Recently I have been reading on how to regress with constraints. It has uses in fitting models to data as well as signal reconstruction. In this post we will look at how to solve optimization problems of the following form.
\[\min_{x} ||x||^2, \text{ s.t.: } Cx = d\]The Lagrange function of this problem after scaling is the following
\[L(x,\lambda) = \frac{1}{2}x^T\mathcal{I}x + \sum_{i=0}^n\lambda_i(C_ix-d_i)\]The Optimality Conditions are
\[\frac{\partial \mathcal{L}}{\partial x_j}(x^{*}, \lambda) = 0, j\in\{0,\dots m\}\] \[\frac{\partial \mathcal{L}}{\partial \lambda_i}(x^{*}, \lambda) = 0,i\in\{0,\dots n\}\]By evaluating the partial derivatives, we can see the problem take shape.
\(\frac{\partial \mathcal{L}}{\partial x}(x^{*}, \lambda) = \frac{\partial}{\partial x}\left( \frac{1}{2}x^T\mathcal{I}x + \lambda^T(Cx-d)\right) = \mathcal{I}x^* + C^T\lambda = \vec{0}\) \(\frac{\partial \mathcal{L}}{\partial \lambda}(x^{*}, \lambda) = \frac{\partial}{\partial \lambda}\left( \frac{1}{2} x^T\mathcal{I}x + \lambda^T(Cx-d)\right) = Cx^* = d\)
So, solving this optimization problem is the same thing as solving the following linear system!
\[\begin{align*} & \mathcal{I}x + C^T\lambda &= \vec{0} \\\\ & Cx &= d \end{align*}\]The optimization problem can be solved by solving the original system or some manipulations can be made that rapidly accelerate this process.
Here is the source code for the naive version in Python 3.7 and NumPy.
import numpy
def min_norm_solve_naive(C:numpy.ndarray, d:numpy.ndarray, return_multipliers:bool = True) -> numpy.ndarray:
# get the shapes of the matrices
num_x = C.shape[1]
num_l = C.shape[0]
# Build the system to solve
A = numpy.block([[numpy.eye(num_x), C.T],[C, numpy.zeros((num_l,num_l))]])

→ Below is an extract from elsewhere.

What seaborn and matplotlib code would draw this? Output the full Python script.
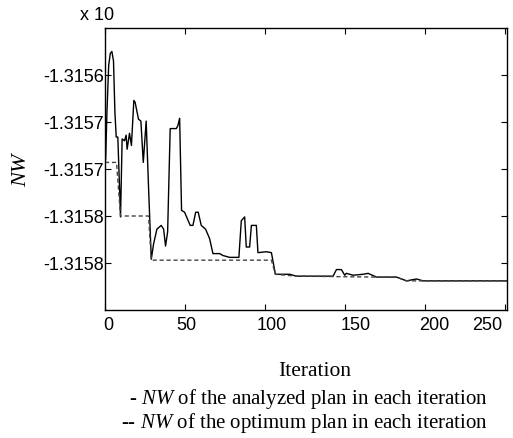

b = numpy.block([[numpy.zeros((num_x,1))],[d]])
# solve linear system with numpy
solution = numpy.linalg.solve(A, b)
if return_multipliers:
return solution
return solution[:num_x]
We can rearrange the system.
\[\mathcal{I}x + C^T\lambda = \vec{0} \rightarrow x = -C^T\lambda\] \[Cx = d \rightarrow -CC^T \lambda = d\] \[x = -C^T\lambda \rightarrow x= C^T(CC^T)^{-1}d\]We can solve the multipliers system then substitute it back into the expression for x.
Here is the source code for the informed version in Python 3.7 and NumPy.
import numpy
def min_norm_informed(C:numpy.ndarray, d:numpy.ndarray, return_multipliers:bool = True) -> numpy.ndarray:
# solve the langrange multiplier system
lagrange_multipliers = numpy.linalg.solve(-C@C.T, d)
# substatute back to compute x
x = -C.T@lagrange_multipliers
if return_multipliers:
return numpy.block([[x],[lagrange_multipliers]])
return x
This is much faster than the naive version as it solves a much smaller system of equations. For example, with 100 constraints and 1000 dimensions, the informed version ran 80x faster than the naive version (.24 ms vs. 19.3 ms).